僕たちはこの4つの感情を、昨日、今日、明日と移動し続けている。
どんなに嬉しいことがあっても、突然の不幸が襲ってくるし、どんなに辛いことがあっても、必ず笑って過ごせる瞬間が現れる。
もしかしたら、生きるということは、そんな「感情」という地図を抱えた旅なのかもしれない。
「旅を充実させるのは、食事とホテル。」
これは、大手旅行代理店が長年に渡って調査した結果であり、揺ぎない経験則なのであろう。
どんなに景色の良い観光地を訪れようとも、食事が質素であれば、その旅の感動は冷める。
どんなに豊かな異文化交流をしようとも、ホテルが粗末であれば、その旅の記憶はモノクロだ。

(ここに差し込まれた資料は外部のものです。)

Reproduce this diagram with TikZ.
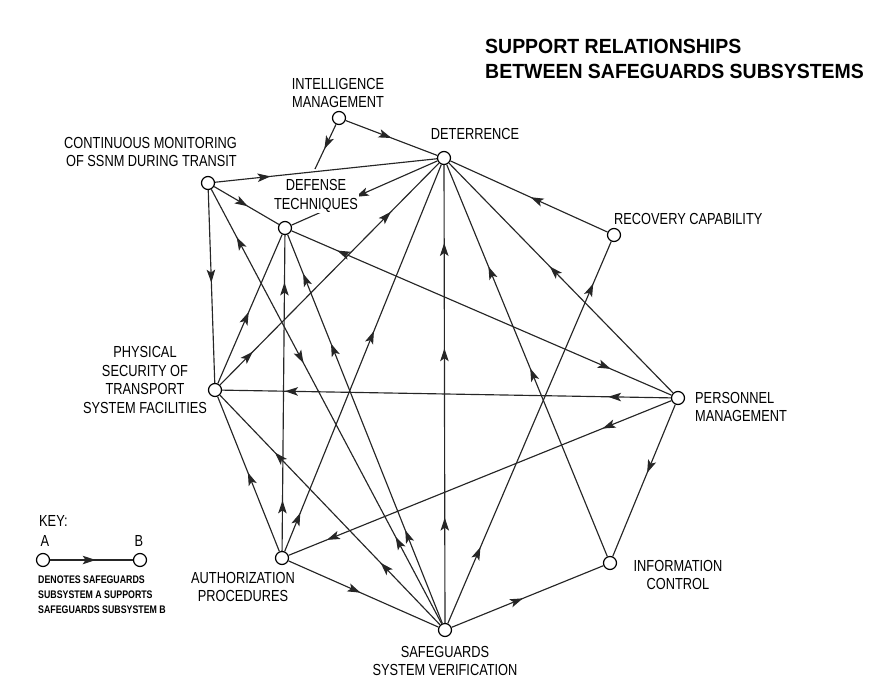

つまり、旅とは、日常を支える、ありふれた欲求を充実させて、初めて輝くのである。
「人生とは旅のようなものである。」
ならば、生きることを充実させるには、この根源的な4つの感情を色濃くしてみよう。
震えるくらいの喜び。
噛み殺す怒り。
絶対温度の悲しみ。
脱力する楽しみ。
あなたには、感情の原体験がありますか?
僕は、昨日、今日、明日という人生の一瞬を、大好きな人や守るべき家族に伝える時、嘘の無い感情を伝えたいと考えている。
未来を語る楽しみ。
今を求める怒り。
過去を失う悲しみ。
そして、共に生きる喜び。
人は4つの場所しか移動できないのかもしれない。
でも、ふたりなら、8つの場所を訪れることができる。
旅はまだ始まったばかり、その喜怒哀楽を心の底から味わい、語ろうではないか。
僕たちの地図は自分たちで作らなくてはならないのだから。